Arkansas to allow gyms, fitness centers to reopen next week
LITTLE ROCK, Ark. (AP) — Arkansas gyms and fitness centers can reopen next week, Gov. Asa Hutchinson said Thursday as he continued rolling back restrictions issued because of the coronavirus pandemic.
Hutchinson said the gyms can reopen on Monday, but with new stipulations that include screening of staff and patrons and requiring 12 feet between people working out.
“If we’re going to have any opportunity for any opening this is the best place we can be right now for safe activities,” Hutchinson said.
The announcement comes a day after Hutchinson said restaurants could reopen their dining rooms May 11, but only at one-third their capacity. The Republican governor plans to announce Friday whether he will allow hair salons and barber shops to reopen.
Arkansas is among a handful of states where governors did not issue broad stay-at-home orders seen in most of the U.S. during the pandemic, but Hutchinson has imposed other restrictions. In recent days Hutchison rolled back eased his ban on elective surgeries and camping at state parks.
The decision won’t reopen other indoor entertainment venues, such as bowling alleys, that were shut along with gyms March 20. The gym rules will prohibit entry from recent travelers to overseas, New York, New Jersey, Conneticut, New Orleans or overseas, along with anyone with compromised immune systems or chronic diseases.
It also keep pools, showers, spas and saunas closed.
Clubhaus Fitness, which operates in Little Rock and Fayetteville, was expected to open but would likely require members to sign up before working out and would shut down machines to make sure members comply with the distancing rules.
“Obviously we have to do less people in each space but we are thankful that we are getting to reopen,” Co-owner and General Manager Rush Cornwall said.
At least 3,255 people in Arkansas have tested positive for the virus as of Thursday, an increase over the 3,207 reported Wednesday, health officials said. The number of infections is likely higher because many people have not been tested and studies suggest people can be infected and not feel sick.
The number of deaths in Arkansas from COVID-19, the disease caused by the virus, has risen from 59 to 61.

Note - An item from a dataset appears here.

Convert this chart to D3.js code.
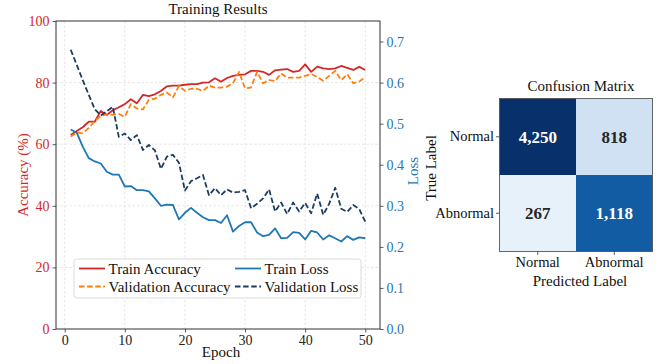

For most people, the coronavirus causes mild or moderate symptoms, such as fever and cough that clear up in two to three weeks. For some, especially older adults and people with existing health problems, it can cause more severe illness, including pneumonia.
Hutchinson also said the state prematurely put up its website Wednesday for businesses to apply for a $15 million grant program to help businesses comply with new restrictions. Nearly 2,400 businesses submitted requests totaling $38.8 million within an hour before the the state stopped taking applications.
Hutchinson said the site shouldn’t have gone up until lawmakers approved setting aside money from the federal coronavirus relief package for the program and he hoped to have it back up next week. The rollout prompted complaints from lawmakers that businesses weren’t getting a fair shot at the grant funds.
“With limited funds, we want to make sure everyone has access,” said Sen. Bruce Maloch, who co-chairs the legislative panel that would review the request.